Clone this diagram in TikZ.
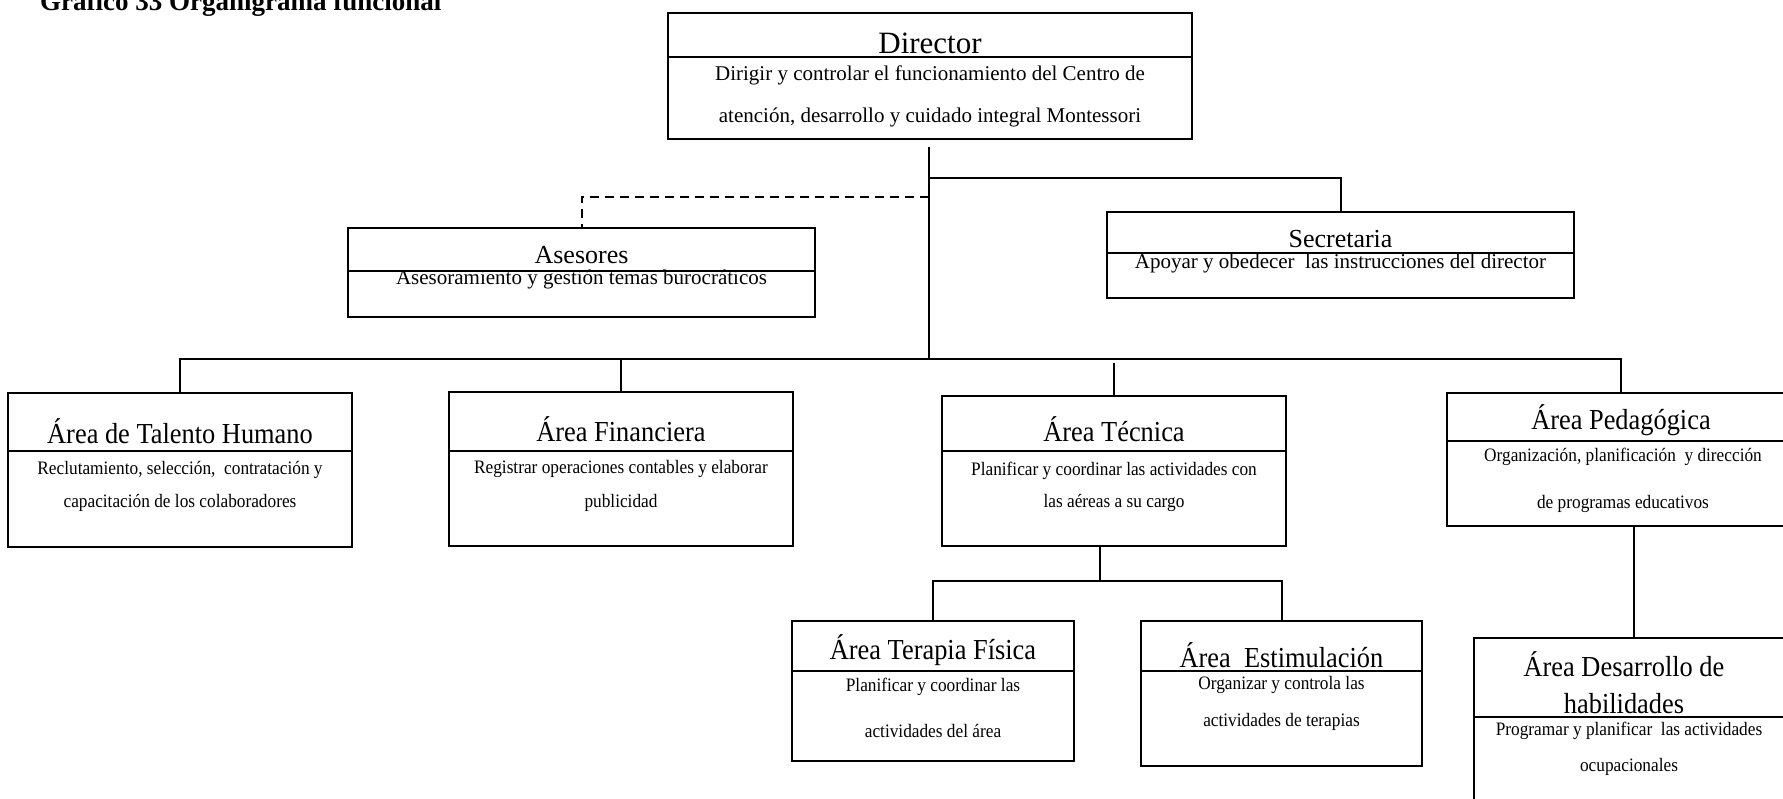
\documentclass[tikz,border=0pt]{standalone}
\usepackage{fontspec}
\setmainfont{Liberation Serif}
\newfontfamily\condserif{Liberation Serif}[FakeStretch=0.91]
\begin{document}
\begin{tikzpicture}[x=1pt,y=-1pt,
  box/.style={draw, line width=2pt, inner sep=0pt, minimum width=#1},
  conn/.style={line width=2pt},
  dashconn/.style={line width=2pt, dash pattern=on 9pt off 6pt},
  txt/.style={inner sep=0pt, anchor=base},
  dtitle/.style={txt, font=\fontsize{31}{31}\selectfont},
  dsub/.style={txt, font=\fontsize{21}{21}\selectfont},
  mtitle/.style={txt, font=\fontsize{26}{26}\selectfont},
  ltitle/.style={txt, font=\condserif\fontsize{29}{29}\selectfont},
  lsub/.style={txt, font=\condserif\fontsize{19}{19}\selectfont},
  head/.style={txt, anchor=base west, font=\bfseries\fontsize{27}{27}\selectfont}
]
\useasboundingbox (0,0) rectangle (1783,799);
\clip (0,0) rectangle (1783,799);

% title
\node[head] (head) at (40,11) {Gráfico 33 Organigrama funcional};

% boxes
\node[box=524pt, minimum height=126pt] (dir) at (930,76) {};
\node[box=467pt, minimum height=89pt] (ase) at (581.5,272.5) {};
\node[box=467pt, minimum height=86pt] (sec) at (1340.5,255) {};
\node[box=344pt, minimum height=154pt] (tal) at (180,470) {};
\node[box=344pt, minimum height=154pt] (fin) at (621,469) {};
\node[box=344pt, minimum height=150pt] (tec) at (1114,471) {};
\node[box=348pt, minimum height=133pt] (ped) at (1621,459.5) {};
\node[box=282pt, minimum height=140pt] (ter) at (933,691) {};
\node[box=281pt, minimum height=145pt] (est) at (1281.5,693.5) {};
\node[box=316pt, minimum height=192pt] (des) at (1632,734) {};

% dividers
\draw[conn] (dir.west |- 0,57) -- (dir.east |- 0,57);
\draw[conn] (ase.west |- 0,271) -- (ase.east |- 0,271);
\draw[conn] (sec.west |- 0,253) -- (sec.east |- 0,253);
\draw[conn] (tal.west |- 0,451) -- (tal.east |- 0,451);
\draw[conn] (fin.west |- 0,451) -- (fin.east |- 0,451);
\draw[conn] (tec.west |- 0,451) -- (tec.east |- 0,451);
\draw[conn] (ped.west |- 0,441) -- (ped.east |- 0,441);
\draw[conn] (ter.west |- 0,671) -- (ter.east |- 0,671);
\draw[conn] (est.west |- 0,671) -- (est.east |- 0,671);
\draw[conn] (des.west |- 0,717) -- (des.east |- 0,717);

% texts
\node[dtitle] (dirT) at (930,54) {Director};
\node[dsub] (dirS1) at (930,81) {Dirigir y controlar el funcionamiento del Centro de};
\node[dsub] (dirS2) at (930,123) {atención, desarrollo y cuidado integral Montessori};

\node[mtitle] (aseT) at (581.5,264) {Asesores};
\node[dsub] (aseS) at (581.5,285) {Asesoramiento y gestión temas burocráticos};

\node[mtitle] (secT) at (1340.5,248) {Secretaria};
\node[dsub] (secS) at (1340.5,269) {Apoyar y obedecer\ \ las instrucciones del director};

\node[ltitle] (talT) at (180,443) {Área de Talento Humano};
\node[lsub] (talS1) at (180,474) {Reclutamiento, selección,\ \ contratación y};
\node[lsub] (talS2) at (180,507) {capacitación de los colaboradores};

\node[ltitle] (finT) at (621,441) {Área Financiera};
\node[lsub] (finS1) at (621,473) {Registrar operaciones contables y elaborar};
\node[lsub] (finS2) at (621,507) {publicidad};

\node[ltitle] (tecT) at (1114,442) {Área Técnica};
\node[lsub] (tecS1) at (1114,475) {Planificar y coordinar las actividades con};
\node[lsub] (tecS2) at (1114,507) {las aéreas a su cargo};

\node[ltitle] (pedT) at (1621,429) {Área Pedagógica};
\node[lsub] (pedS1) at (1623,461) {Organización, planificación\ \ y dirección};
\node[lsub] (pedS2) at (1623,508) {de programas educativos};

\node[ltitle] (terT) at (933,659) {Área Terapia Física};
\node[lsub] (terS1) at (933,691) {Planificar y coordinar las};
\node[lsub] (terS2) at (933,737) {actividades del área};

\node[ltitle] (estT) at (1281.5,667) {Área\ \ Estimulación};
\node[lsub] (estS1) at (1281.5,689) {Organizar y controla las};
\node[lsub] (estS2) at (1281.5,726) {actividades de terapias};

\node[ltitle] (desT1) at (1624,676) {Área Desarrollo de};
\node[ltitle] (desT2) at (1624,713) {habilidades};
\node[lsub] (desS1) at (1629,735) {Programar y planificar\ \ las actividades};
\node[lsub] (desS2) at (1629,771) {ocupacionales};

% connector coordinates
\coordinate (trunk) at (929,147);
\coordinate (bus) at (929,359);
\coordinate (secj) at (929,178);
\coordinate (asej) at (929,197);
\coordinate (tecj) at (1114,363);
\coordinate (tecb) at (1100,581);
\coordinate (desj) at (1634,600);

% connectors
\draw[conn] (trunk) -- (bus);
\draw[conn] (secj) -| (sec.north);
\draw[dashconn] (asej) -| (ase.north);
\draw[conn] (tal.north) |- (bus) -| (ped.north);
\draw[conn] (fin.north) -- (fin.north |- bus);
\draw[conn] (tecj) -- (tec.north);
\draw[conn] (tec.south -| tecb) -- (tecb);
\draw[conn] (ter.north) |- (tecb) -| (est.north);
\draw[conn] (ped.south -| desj) -- (des.north -| desj);
\end{tikzpicture}
\end{document}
============================================================
§ EXERCISE PROMPT
Repeat the listing above up to and including the line with "(des.east |- 0,717);", starting from its first line. Drop any pictures.

§ RESULT OF THIS TASK
Clone this diagram in TikZ.
\documentclass[tikz,border=0pt]{standalone}
\usepackage{fontspec}
\setmainfont{Liberation Serif}
\newfontfamily\condserif{Liberation Serif}[FakeStretch=0.91]
\begin{document}
\begin{tikzpicture}[x=1pt,y=-1pt,
  box/.style={draw, line width=2pt, inner sep=0pt, minimum width=#1},
  conn/.style={line width=2pt},
  dashconn/.style={line width=2pt, dash pattern=on 9pt off 6pt},
  txt/.style={inner sep=0pt, anchor=base},
  dtitle/.style={txt, font=\fontsize{31}{31}\selectfont},
  dsub/.style={txt, font=\fontsize{21}{21}\selectfont},
  mtitle/.style={txt, font=\fontsize{26}{26}\selectfont},
  ltitle/.style={txt, font=\condserif\fontsize{29}{29}\selectfont},
  lsub/.style={txt, font=\condserif\fontsize{19}{19}\selectfont},
  head/.style={txt, anchor=base west, font=\bfseries\fontsize{27}{27}\selectfont}
]
\useasboundingbox (0,0) rectangle (1783,799);
\clip (0,0) rectangle (1783,799);

% title
\node[head] (head) at (40,11) {Gráfico 33 Organigrama funcional};

% boxes
\node[box=524pt, minimum height=126pt] (dir) at (930,76) {};
\node[box=467pt, minimum height=89pt] (ase) at (581.5,272.5) {};
\node[box=467pt, minimum height=86pt] (sec) at (1340.5,255) {};
\node[box=344pt, minimum height=154pt] (tal) at (180,470) {};
\node[box=344pt, minimum height=154pt] (fin) at (621,469) {};
\node[box=344pt, minimum height=150pt] (tec) at (1114,471) {};
\node[box=348pt, minimum height=133pt] (ped) at (1621,459.5) {};
\node[box=282pt, minimum height=140pt] (ter) at (933,691) {};
\node[box=281pt, minimum height=145pt] (est) at (1281.5,693.5) {};
\node[box=316pt, minimum height=192pt] (des) at (1632,734) {};

% dividers
\draw[conn] (dir.west |- 0,57) -- (dir.east |- 0,57);
\draw[conn] (ase.west |- 0,271) -- (ase.east |- 0,271);
\draw[conn] (sec.west |- 0,253) -- (sec.east |- 0,253);
\draw[conn] (tal.west |- 0,451) -- (tal.east |- 0,451);
\draw[conn] (fin.west |- 0,451) -- (fin.east |- 0,451);
\draw[conn] (tec.west |- 0,451) -- (tec.east |- 0,451);
\draw[conn] (ped.west |- 0,441) -- (ped.east |- 0,441);
\draw[conn] (ter.west |- 0,671) -- (ter.east |- 0,671);
\draw[conn] (est.west |- 0,671) -- (est.east |- 0,671);
\draw[conn] (des.west |- 0,717) -- (des.east |- 0,717);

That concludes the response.